Gold prices are set to record their first weekly decline of the month, on the back of a slight easing in Middle East tensions. Demand for the safe-haven asset has declined after fears of an imminent escalation of the conflict decreased.
During the Friday morning session in London, spot gold was trading at around $3,350 an ounce, down more than 2% for the week. This pullback follows a strong performance earlier this year, with the precious metal still up more than 25% year-to-date. It remains fairly close to its record peak of just above $3,500, which it recorded in April.
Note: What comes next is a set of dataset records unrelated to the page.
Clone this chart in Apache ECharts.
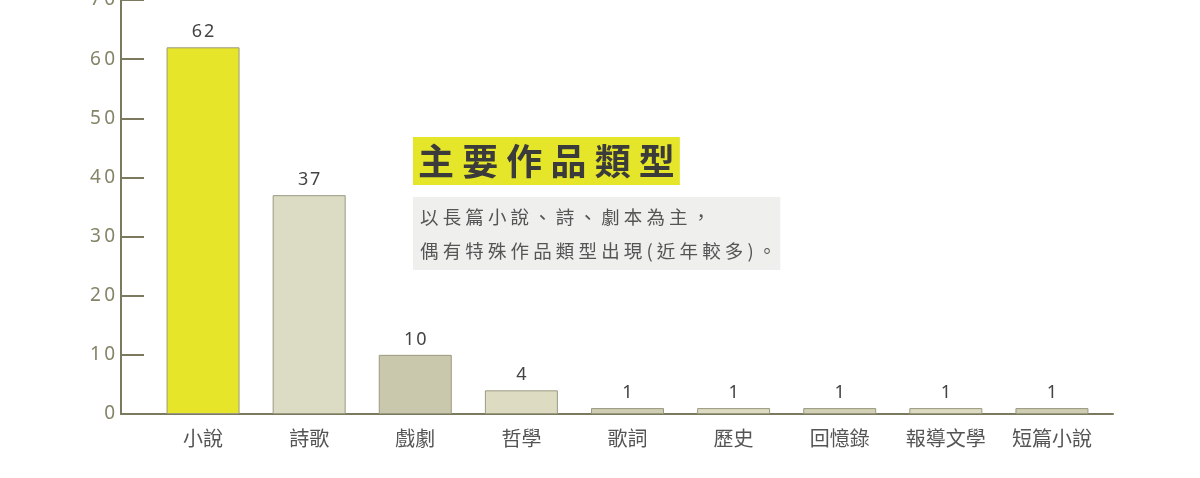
<!DOCTYPE html>
<html>
<head>
<meta charset="utf-8">
<script src="https://cdn.jsdelivr.net/npm/echarts@6/dist/echarts.min.js"></script>
<style>
html,body{margin:0;padding:0;background:#ffffff;}
#c{width:1200px;height:478px;}
</style>
</head>
<body>
<div id="c"></div>
<script>
// ---- data ----
var categories = ['小說', '詩歌', '戲劇', '哲學', '歌詞', '歷史', '回憶錄', '報導文學', '短篇小說'];
var counts = [62, 37, 10, 4, 1, 1, 1, 1, 1];
var yTicks = [0, 10, 20, 30, 40, 50, 60, 70];
var titleText = '主要作品類型';
var noteLines = ['以長篇小說、詩、劇本為主，', '偶有特殊作品類型出現(近年較多)。'];

// ---- style ----
var barColors = ['#e6e52a', '#dcdbc4', '#c9c8ac', '#dddcc3', '#cfceb2', '#dddcc2', '#d2d1b5', '#dddcc2', '#cfceb2'];
var axisColor = '#7b7a5e';
var fontFam = '"Noto Sans", "Noto Sans CJK TC", sans-serif';
var cjkFam = '"Noto Sans CJK TC", "Noto Sans", sans-serif';
function spaced(s){ return s.split('').join(' '); }

var chart = echarts.init(document.getElementById('c'), null, {renderer: 'canvas'});
chart.setOption({
  animation: false,
  backgroundColor: '#ffffff',
  title: [
    {
      text: spaced(titleText),
      left: 413, top: 137,
      padding: [5, 5, 5, 5],
      backgroundColor: '#e5e52a',
      textStyle: {fontFamily: cjkFam, fontSize: 36, fontWeight: 'bold', color: '#3b3b3b', lineHeight: 38}
    },
    {
      text: noteLines.map(spaced).join('\n'),
      left: 413, top: 197,
      padding: [3, 4, 2, 7],
      backgroundColor: '#efefed',
      textStyle: {fontFamily: cjkFam, fontSize: 18.5, fontWeight: 'normal', color: '#555555', lineHeight: 34}
    }
  ],
  grid: [
    {left: 150, right: 95, top: 0, bottom: 64, outerBoundsMode: 'none', containLabel: false},
    {left: 121, right: 87, top: 0, bottom: 64, outerBoundsMode: 'none', containLabel: false}
  ],
  xAxis: [
    {
      type: 'category', gridIndex: 0, data: categories,
      axisLine: {show: false}, axisTick: {show: false},
      axisLabel: {margin: 14, fontFamily: cjkFam, fontSize: 20, color: '#555555', interval: 0}
    },
    {
      type: 'value', gridIndex: 1, min: 0, max: 1,
      axisLine: {show: true, onZero: false, lineStyle: {color: axisColor, width: 2}},
      axisTick: {show: false}, axisLabel: {show: false}, splitLine: {show: false}
    }
  ],
  yAxis: [
    {
      type: 'value', gridIndex: 0, min: yTicks[0], max: yTicks[yTicks.length - 1], interval: 10,
      offset: 29,
      axisLine: {show: true, lineStyle: {color: axisColor, width: 2}},
      axisTick: {show: true, inside: true, length: 23, lineStyle: {color: axisColor, width: 2}},
      axisLabel: {margin: 6, fontFamily: fontFam, fontSize: 19, color: '#858468',
        formatter: function(v){ return String(v).split('').join('\u2009'); }},
      splitLine: {show: false}
    },
    {type: 'value', gridIndex: 1, show: false, min: 0, max: 1}
  ],
  series: [{
    type: 'bar', xAxisIndex: 0, yAxisIndex: 0,
    barWidth: 73,
    data: counts.map(function(v, i){ return {value: v, itemStyle: {color: barColors[i]}}; }),
    itemStyle: {borderColor: '#9a9980', borderWidth: 1},
    label: {show: true, position: 'top', distance: 6, fontFamily: fontFam, fontSize: 18, color: '#444444',
      formatter: function(p){ return String(p.value).split('').join('\u200A'); }}
  }]
});
</script>
</body>
</html>
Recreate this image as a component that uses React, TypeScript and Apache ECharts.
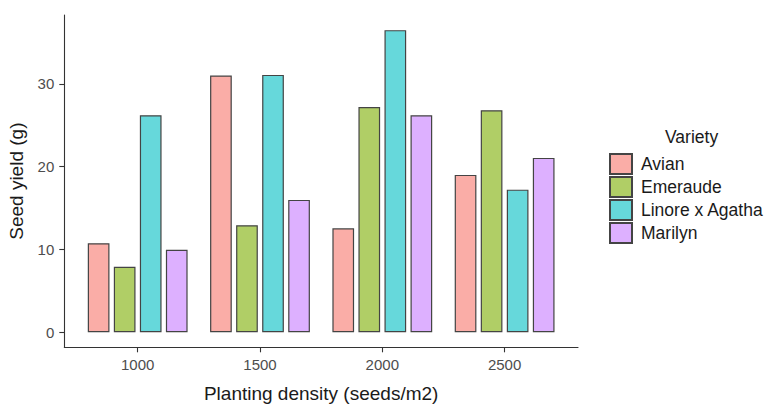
import React, { useEffect, useRef } from "react";
import * as echarts from "echarts";

const densities = ["1000", "1500", "2000", "2500"];
const varieties = ["Avian", "Emeraude", "Linore x Agatha", "Marilyn"];
const avian = [10.75, 31.0, 12.55, 19.0];
const emeraude = [7.9, 12.92, 27.2, 26.8];
const linore = [26.2, 31.07, 36.47, 17.22];
const marilyn = [9.95, 15.98, 26.2, 21.05];
const colors = ["#FAADA7", "#B0CE66", "#66D8DB", "#DDB0FF"];
const yTicks = [0, 10, 20, 30];

export default function App() {
  const ref = useRef<HTMLDivElement>(null);
  useEffect(() => {
    if (!ref.current) return;
    document.body.style.margin = "0";
    const chart = echarts.init(ref.current, null, { renderer: "svg" });
    const values = [avian, emeraude, linore, marilyn];
    const xPos = densities.map((_, i) => i + 1);
    const font = "Liberation Sans, Arial, Helvetica, sans-serif";
    chart.setOption({
      animation: false,
      textStyle: { fontFamily: font },
      grid: { left: 64.3, right: 197, top: 15, bottom: 56.7, containLabel: false, outerBoundsMode: "none" },
      title: {
        text: "Variety",
        left: 665,
        top: 127,
        padding: 0,
        textStyle: { fontFamily: font, fontSize: 17.5, fontWeight: "normal", color: "#1a1a1a", lineHeight: 20 },
      },
      legend: {
        orient: "vertical",
        left: 609,
        top: 153,
        padding: 0,
        itemWidth: 22,
        itemHeight: 20,
        itemGap: 1,
        icon: "rect",
        data: varieties,
        textStyle: { fontFamily: font, fontSize: 17.5, color: "#1a1a1a", padding: [0, 0, 0, 4] },
      },
      xAxis: {
        type: "value",
        min: 0.4,
        max: 4.6,
        name: "Planting density (seeds/m2)",
        nameLocation: "middle",
        nameGap: 37,
        nameTextStyle: { fontFamily: font, fontSize: 19, color: "#1a1a1a" },
        axisLine: { show: true, onZero: false, lineStyle: { color: "#333", width: 1.1 } },
        axisTick: { show: true, length: 5, customValues: xPos, lineStyle: { color: "#333", width: 1.1 } },
        axisLabel: {
          customValues: xPos,
          margin: 10,
          fontSize: 15,
          color: "#4d4d4d",
          fontFamily: font,
          formatter: (v: number) => densities[Math.round(v) - 1] ?? "",
        },
        splitLine: { show: false },
      },
      yAxis: {
        type: "value",
        min: -1.81,
        max: 38.3,
        name: "Seed yield (g)",
        nameLocation: "middle",
        nameGap: 38,
        nameTextStyle: { fontFamily: font, fontSize: 19, color: "#1a1a1a" },
        axisLine: { show: true, onZero: false, lineStyle: { color: "#333", width: 1.1 } },
        axisTick: { show: true, length: 5, customValues: yTicks, lineStyle: { color: "#333", width: 1.1 } },
        axisLabel: { customValues: yTicks, margin: 10, fontSize: 15, color: "#4d4d4d", fontFamily: font },
        splitLine: { show: false },
      },
      series: varieties.map((name, k) => ({
        name,
        type: "bar",
        barWidth: 21.7,
        barGap: "20%",
        itemStyle: { color: colors[k], borderColor: "#444", borderWidth: 1.2 },
        data: values[k].map((v, i) => [xPos[i], v]),
      })),
    });
    return () => chart.dispose();
  }, []);
  return <div ref={ref} style={{ width: 775, height: 404 }} />;
}
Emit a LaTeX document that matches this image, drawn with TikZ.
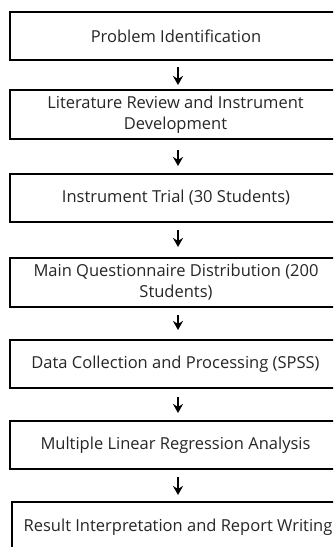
\documentclass[tikz,border=0pt]{standalone}
\usepackage{fontspec}
\setmainfont{Open Sans}
\usetikzlibrary{arrows.meta}
\begin{document}
\begin{tikzpicture}[x=1pt,y=-1pt,
  box/.style={draw=black, line width=2pt, minimum width=332pt, inner sep=0pt,
    align=center, font=\fontsize{16.5}{21}\selectfont, text=black!85},
  flow/.style={line width=2pt, -{Stealth[length=9pt,width=10pt]}}]
\clip (0,0) rectangle (333,547);
\fill[white] (0,0) rectangle (333,547);
\node[box, minimum height=48pt] (b1) at (176,36) {Problem Identification};
\node[box, minimum height=49pt] (b2) at (175.5,114.5) {Literature Review and Instrument\\Development};
\node[box, minimum height=48pt] (b3) at (176,198) {Instrument Trial (30 Students)};
\node[box, minimum height=49pt] (b4) at (176,282.5) {Main Questionnaire Distribution (200\\Students)};
\node[box, minimum height=48pt] (b5) at (175.5,364) {Data Collection and Processing (SPSS)};
\node[box, minimum height=48pt] (b6) at (175.5,445) {Multiple Linear Regression Analysis};
\node[box, minimum height=50pt] (b7) at (178,527) {Result Interpretation and Report Writing};
\draw[flow, shorten <=6pt, shorten >=4pt] (b1.south -| 178,0) -- (b2.north -| 178,0);
\draw[flow, shorten <=10pt, shorten >=7pt] (b2.south -| 178,0) -- (b3.north -| 178,0);
\draw[flow, shorten <=7pt, shorten >=10pt] (b3.south -| 178,0) -- (b4.north -| 178,0);
\draw[flow, shorten <=7pt, shorten >=9pt] (b4.south -| 178,0) -- (b5.north -| 178,0);
\draw[flow, shorten <=8pt, shorten >=7pt] (b5.south -| 178,0) -- (b6.north -| 178,0);
\draw[flow, shorten <=7pt, shorten >=6pt] (b6.south -| 178,0) -- (b7.north -| 178,0);
\end{tikzpicture}
\end{document}
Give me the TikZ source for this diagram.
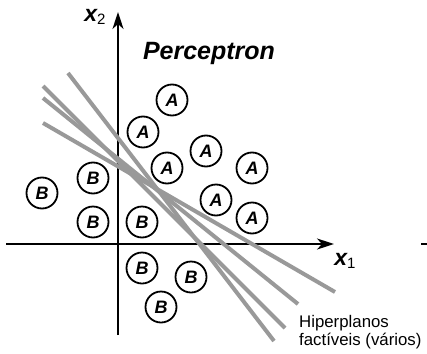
\documentclass[tikz,border=0pt]{standalone}
\usepackage{fontspec}
\setmainfont{Liberation Sans}
\usetikzlibrary{arrows.meta}
\definecolor{hypgray}{HTML}{999999}

\tikzset{
  classpt/.style={circle, draw=black, line width=1.8pt, minimum size=31pt, inner sep=0pt,
    font=\fontsize{18}{18}\selectfont\bfseries\itshape},
  hyperplane/.style={hypgray, line width=4pt},
  axisline/.style={black, line width=2pt},
}

\begin{document}
\begin{tikzpicture}[x=1pt, y=-1pt, >={Stealth[length=17pt, width=11pt, inset=5pt]}]

\useasboundingbox (0,0) rectangle (427,353);

% Axes
\coordinate (x1start) at (6,244);
\coordinate (x1end) at (334,244);
\coordinate (x2start) at (118,335);
\coordinate (x2end) at (118,12);
\draw[axisline, ->] (x1start) -- (x1end);
\draw[axisline, ->] (x2start) -- (x2end);
\draw[axisline] (421,244) -- (427,244);

\node[font=\fontsize{23}{23}\selectfont] (x2lab) at (95,17)
  {{\bfseries\itshape x}\raisebox{-0.3ex}{\fontsize{15}{15}\selectfont 2}};
\node[font=\fontsize{23}{23}\selectfont] (x1lab) at (345,261)
  {{\bfseries\itshape x}\raisebox{-0.3ex}{\fontsize{15}{15}\selectfont 1}};

% Title
\node[font=\fontsize{25}{25}\selectfont\bfseries\itshape] (title) at (209,53) {Perceptron};

% Feasible hyperplanes
\draw[hyperplane] (68,73) -- (274,341);
\draw[hyperplane] (43,86) -- (285,328);
\draw[hyperplane] (43,98) -- (298,304);
\draw[hyperplane] (43,123) -- (335,292);

% Class A
\node[classpt] (A1) at (172,100) {A};
\node[classpt] (A2) at (143,132) {A};
\node[classpt] (A3) at (206,151) {A};
\node[classpt] (A4) at (167,168) {A};
\node[classpt] (A5) at (252,168) {A};
\node[classpt] (A6) at (216,200) {A};
\node[classpt] (A7) at (252,218) {A};

% Class B
\node[classpt] (B1) at (42,193) {B};
\node[classpt] (B2) at (93,178) {B};
\node[classpt] (B3) at (93,222) {B};
\node[classpt] (B4) at (142,222) {B};
\node[classpt] (B5) at (142,268) {B};
\node[classpt] (B6) at (191,277) {B};
\node[classpt] (B7) at (161,307) {B};

% Label
\node[anchor=north west, inner sep=0pt, align=left,
  font=\fontsize{16.8}{18}\selectfont] (hyplab) at (299,315) {Hiperplanos\\factíveis (vários)};

\end{tikzpicture}
\end{document}
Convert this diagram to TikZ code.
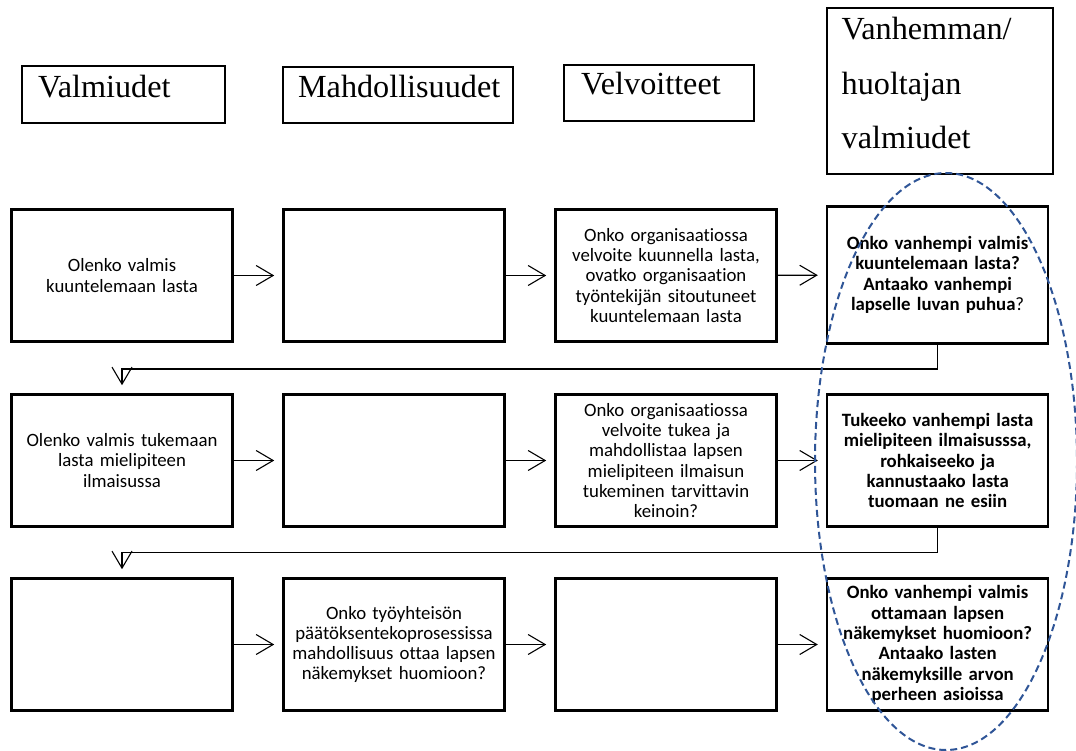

The decline in the gold price comes after officials from the White House outlined the US president’s immediate plans. Addressing reporters, a government spokesperson revealed that Donald Trump will make a decision within two weeks on whether to support Israeli strikes.
This suggested that the US is not ready to make any rash decisions that could lead to an immediate escalation in the Israel-Iran conflict. It also eased fears of a swift military intervention that might have disrupted energy markets and further fuelled inflation.
Increased interest in other precious metals
Over the past few days, interest has begun to move away from gold towards alternative precious metals. Some investors appear to be shifting towards platinum as a defensive play, citing gold’s elevated price levels.
In terms of pricing, platinum and silver both declined on Friday, while palladium edged higher. As for the gold price, forecasts from major investment banks remain divided. Goldman Sachs reiterated its current bullish stance, projecting gold will reach $4,000 an ounce by 2025. However, Citigroup has decided to take a cautious approach, anticipating a fall below $3,000 by 2026.
Elsewhere, the Bloomberg Dollar Spot Index slipped by 0.1% but remains up for the week, which may also be weighing on gold prices. A stronger dollar typically makes the metal more expensive for holders of other currencies, reducing demand.
Inflationary pressures could push the gold price down
This week, Federal Reserve (Fed) Chair Jerome Powell warned that inflationary pressures could persist, partly due to the impact of Trump’s proposed tariffs. That has led markets to scale back expectations for interest rate cuts this year.
Powell warned that Trump’s trade tariffs haven’t yet revealed their full impact. He added that the effects of the tariffs haven’t yet driven up consumer prices, but this will likely become evident over the summer months.
Higher inflation typically has a negative impact on the gold price, with the yellow metal usually performing better in low-rate environments due to its lack of yield.
Taking into account inflation, interest rates, and geopolitical risks, the gold price is being closely watched by investors, with its direction in the short term appearing increasingly uncertain.